Board Chairman John Weldon, along with member Hernan Illingworth, Jessica Martinez, Joe Sokolovic, Sybil Allen, Dennis Bradley and Chris Taylor voted in favor of the motion. Maria Pereira and Ben Walker voted no.
Pereira has led the charge to preserve the 1929 wing of the school that was designed by architect Ernest G. Southey on land donated to the city by the family of industrialist Edmund Chase Bassick. Pereira has been in touch with the families of both.
“The Bassick vote was a tragedy for a variety of reasons,” Pereira later said. “Those that spoke on behalf of the demolition of the historic and architecturally significant original Bassick (High School) building came from individuals that likely could not spell architecture. Meanwhile, historians, architects, preservationists, and both staff/student alumni articulated sound reasoning for its preservation.”
Pereira also criticized Taylor, who during the hearing suggested the Bassick family had been involved in the slave trade.
“Bassick never did anything for the people that are in this building now,” Taylor said during the meeting on Friday.

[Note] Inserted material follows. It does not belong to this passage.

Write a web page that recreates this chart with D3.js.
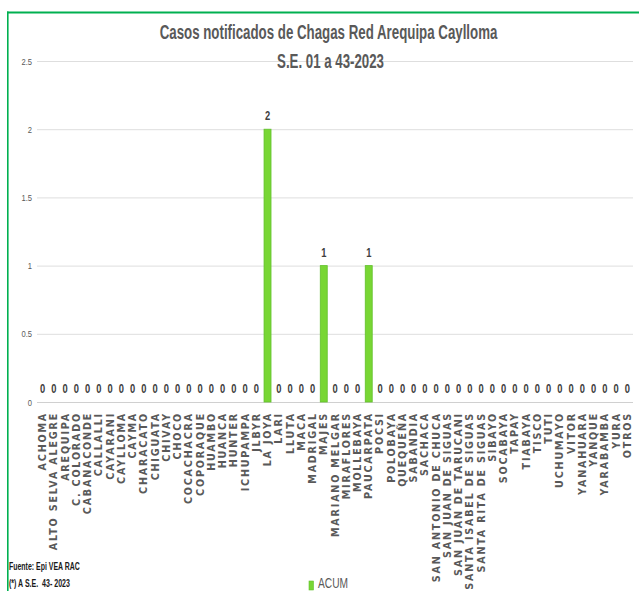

When he said he would support nothing but a new building, cheers erupted from the audience.
“I am communicating with E. Webb Bassick on next steps,” Pereira said, of the oldest known survivor of the Bassick family.
Weldon said motion wasn’t “either or,” because ultimately the decision is not made by the board. He said everyone’s opinions would be sent to the state.
“If they overrule us, they overrule us,” Weldon said.
The vote came after the board heard from 18 speakers on both side of the issue, including students who carried signs in support of a brand new Bassick and those who want to preserve the historic nature of the structure.
Bassick is the last of the city’s comprehensive high schools to be replaced. The plan was to spend up to $115 million. Depending on the option selected, the state could pay between 69 and 79 percent.
Until recently, officials had been planning on a building large enough to accommodate 1,050 students. A just completed enrollment study by Cooperative Strategies of Ohio, however, found the maximum enrollment projection by the 2023-24 school year will be 911. The calculation took into account birth rates, census data, building permits and historical enrollment data.
Since 2014-15, public school enrollment in the district has declined by 747 students. Bridgeport now has several specialty high schools in addition to its three comprehensives, as well as private schools, charter schools and a technical high school.